Visualize result from a.PDF File

To generate a result in a .pdf file using a mem.out or cpu.out, use the following command -

Go to the location of the project where a file with .out extension is present. Use the following command for this. /usr/local/src/Projects/Doc_demo/main$ ls

After that execute the following command to generate a pdf file.

go tool pprof --pdf "location of .test file" "location of the file whose result converted into pdf file" >filename.pdf


go tool pprof   --pdf cpu.out > cpu0.pdf

After execution of above command, the cpu.out or mem.out result will be available in a file with.PDF file.
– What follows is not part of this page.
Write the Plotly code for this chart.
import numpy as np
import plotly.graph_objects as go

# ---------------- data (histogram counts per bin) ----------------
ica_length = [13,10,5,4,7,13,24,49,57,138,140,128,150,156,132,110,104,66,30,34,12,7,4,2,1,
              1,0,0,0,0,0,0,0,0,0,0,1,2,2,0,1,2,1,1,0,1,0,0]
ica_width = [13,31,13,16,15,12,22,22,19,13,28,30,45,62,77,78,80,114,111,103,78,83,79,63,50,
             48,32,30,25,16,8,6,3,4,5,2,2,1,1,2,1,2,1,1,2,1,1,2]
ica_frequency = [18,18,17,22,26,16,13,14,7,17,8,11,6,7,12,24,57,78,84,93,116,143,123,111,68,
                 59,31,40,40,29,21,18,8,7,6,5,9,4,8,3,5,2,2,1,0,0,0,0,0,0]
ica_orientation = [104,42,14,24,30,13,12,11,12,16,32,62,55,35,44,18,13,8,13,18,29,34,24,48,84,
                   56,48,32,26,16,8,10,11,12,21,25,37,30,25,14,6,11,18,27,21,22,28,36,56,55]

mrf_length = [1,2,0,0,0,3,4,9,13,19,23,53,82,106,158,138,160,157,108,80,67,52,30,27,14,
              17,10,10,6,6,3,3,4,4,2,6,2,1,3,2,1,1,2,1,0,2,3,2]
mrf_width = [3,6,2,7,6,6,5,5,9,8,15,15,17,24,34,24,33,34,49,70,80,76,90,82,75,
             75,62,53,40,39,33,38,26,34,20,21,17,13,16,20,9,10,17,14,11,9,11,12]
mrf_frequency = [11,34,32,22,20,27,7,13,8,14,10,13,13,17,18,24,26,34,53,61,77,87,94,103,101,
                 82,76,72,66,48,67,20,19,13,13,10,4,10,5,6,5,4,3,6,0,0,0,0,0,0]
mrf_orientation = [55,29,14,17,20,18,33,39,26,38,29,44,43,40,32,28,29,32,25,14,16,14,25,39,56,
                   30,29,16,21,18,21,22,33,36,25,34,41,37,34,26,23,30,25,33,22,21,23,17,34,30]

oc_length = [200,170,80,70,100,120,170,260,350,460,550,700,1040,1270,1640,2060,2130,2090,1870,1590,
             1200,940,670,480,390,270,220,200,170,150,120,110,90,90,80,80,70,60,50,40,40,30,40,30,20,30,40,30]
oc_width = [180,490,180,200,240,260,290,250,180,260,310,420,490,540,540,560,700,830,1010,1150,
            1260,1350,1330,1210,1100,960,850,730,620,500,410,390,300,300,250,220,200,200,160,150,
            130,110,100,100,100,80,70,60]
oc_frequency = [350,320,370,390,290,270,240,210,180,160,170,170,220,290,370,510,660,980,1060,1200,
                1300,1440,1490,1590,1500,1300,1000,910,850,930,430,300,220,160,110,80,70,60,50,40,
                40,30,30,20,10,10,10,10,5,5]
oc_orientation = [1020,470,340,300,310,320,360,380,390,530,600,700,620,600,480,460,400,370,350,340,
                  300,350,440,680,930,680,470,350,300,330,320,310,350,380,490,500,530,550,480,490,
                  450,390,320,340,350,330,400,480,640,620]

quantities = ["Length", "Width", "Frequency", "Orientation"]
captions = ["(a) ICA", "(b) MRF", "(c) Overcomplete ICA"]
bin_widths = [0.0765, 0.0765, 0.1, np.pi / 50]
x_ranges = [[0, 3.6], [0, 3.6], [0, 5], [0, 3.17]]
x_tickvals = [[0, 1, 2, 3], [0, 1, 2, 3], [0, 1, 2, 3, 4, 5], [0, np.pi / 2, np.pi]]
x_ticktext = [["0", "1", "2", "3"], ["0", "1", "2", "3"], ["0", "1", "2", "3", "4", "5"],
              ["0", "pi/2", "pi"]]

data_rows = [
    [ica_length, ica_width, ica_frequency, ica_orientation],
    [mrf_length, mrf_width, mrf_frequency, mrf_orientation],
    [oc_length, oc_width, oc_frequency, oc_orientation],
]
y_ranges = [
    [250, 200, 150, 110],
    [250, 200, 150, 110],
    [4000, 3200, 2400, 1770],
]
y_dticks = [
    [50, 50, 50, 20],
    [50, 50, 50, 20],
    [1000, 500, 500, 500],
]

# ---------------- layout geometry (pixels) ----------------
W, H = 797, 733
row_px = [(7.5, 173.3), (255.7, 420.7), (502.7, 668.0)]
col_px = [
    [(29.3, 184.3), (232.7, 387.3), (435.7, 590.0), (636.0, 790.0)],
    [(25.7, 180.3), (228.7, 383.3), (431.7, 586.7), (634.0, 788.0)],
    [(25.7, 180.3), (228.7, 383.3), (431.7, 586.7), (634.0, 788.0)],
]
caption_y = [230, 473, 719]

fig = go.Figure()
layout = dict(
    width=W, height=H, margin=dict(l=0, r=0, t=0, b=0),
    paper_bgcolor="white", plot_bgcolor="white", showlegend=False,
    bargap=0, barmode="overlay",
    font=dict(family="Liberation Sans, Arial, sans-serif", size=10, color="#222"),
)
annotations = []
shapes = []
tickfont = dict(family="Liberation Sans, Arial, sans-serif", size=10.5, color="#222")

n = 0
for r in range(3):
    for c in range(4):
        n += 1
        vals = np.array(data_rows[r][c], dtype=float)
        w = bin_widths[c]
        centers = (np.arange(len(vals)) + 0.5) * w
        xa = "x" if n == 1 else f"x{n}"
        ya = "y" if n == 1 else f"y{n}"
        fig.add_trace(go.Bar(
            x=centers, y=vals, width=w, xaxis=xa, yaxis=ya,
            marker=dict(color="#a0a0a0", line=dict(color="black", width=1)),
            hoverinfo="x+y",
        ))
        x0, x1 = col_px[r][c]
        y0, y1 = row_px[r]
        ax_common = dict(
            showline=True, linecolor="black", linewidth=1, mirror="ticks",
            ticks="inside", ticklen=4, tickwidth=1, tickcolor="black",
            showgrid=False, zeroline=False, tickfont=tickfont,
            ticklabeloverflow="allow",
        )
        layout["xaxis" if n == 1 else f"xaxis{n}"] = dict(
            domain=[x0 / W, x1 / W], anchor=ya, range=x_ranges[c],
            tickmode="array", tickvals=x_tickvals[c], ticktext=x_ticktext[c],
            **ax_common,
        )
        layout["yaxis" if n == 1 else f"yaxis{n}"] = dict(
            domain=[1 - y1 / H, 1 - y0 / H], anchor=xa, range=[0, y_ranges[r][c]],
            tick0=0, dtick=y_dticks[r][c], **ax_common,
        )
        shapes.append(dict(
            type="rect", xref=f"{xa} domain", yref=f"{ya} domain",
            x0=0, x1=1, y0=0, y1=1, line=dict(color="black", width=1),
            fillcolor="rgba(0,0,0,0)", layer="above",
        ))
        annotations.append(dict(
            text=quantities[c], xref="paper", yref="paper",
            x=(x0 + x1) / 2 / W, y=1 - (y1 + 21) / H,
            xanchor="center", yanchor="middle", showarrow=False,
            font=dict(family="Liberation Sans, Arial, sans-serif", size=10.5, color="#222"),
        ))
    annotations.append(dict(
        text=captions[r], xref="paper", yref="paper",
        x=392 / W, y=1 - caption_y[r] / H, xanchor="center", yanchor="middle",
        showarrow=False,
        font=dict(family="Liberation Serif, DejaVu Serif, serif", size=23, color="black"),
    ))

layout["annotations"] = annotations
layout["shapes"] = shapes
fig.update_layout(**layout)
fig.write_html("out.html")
After then listing all files, file with the .pdf extension will be present.

Whenever a PDF file generated which containing a profiling result can be open by using the following command.


xdg-open cpu1.pdf

Finally, After accessing a PDF file from the console, the PDF file will be open as follows.

Above all procedure was to store a CPU.out file result in a PDF file. On the other hand, the same above procedure can be followed to save a mem.out file results in a file with.PDF extension.

Memory profiling on API end points

To do profiling on API based benchmarks, we need to follow steps, which are specified below -

  • First of all, go to a location at which code for go is present.
  • Run an application at a specific point where you want to run.
  • Then open a new console screen as like the previous path (look above step ), from here run a benchmark for application, by using a command written below -

go test -run=xxx -bench=. -cpuprofile profile_cpu.out

Concluding Performance Profiling

In a nutshell, that profiling required to check that in how much time is taken by a specific function to execute. In the same way profiling at API endpoints tells that how much time an endpoint seeking to fulfill the request. It traces each line of code. It helps to identify that how much time each line of code executes. Mainly, it helps for code optimization. Due to this hot area of code identified or piece of code identified acting as a bottleneck for the whole code.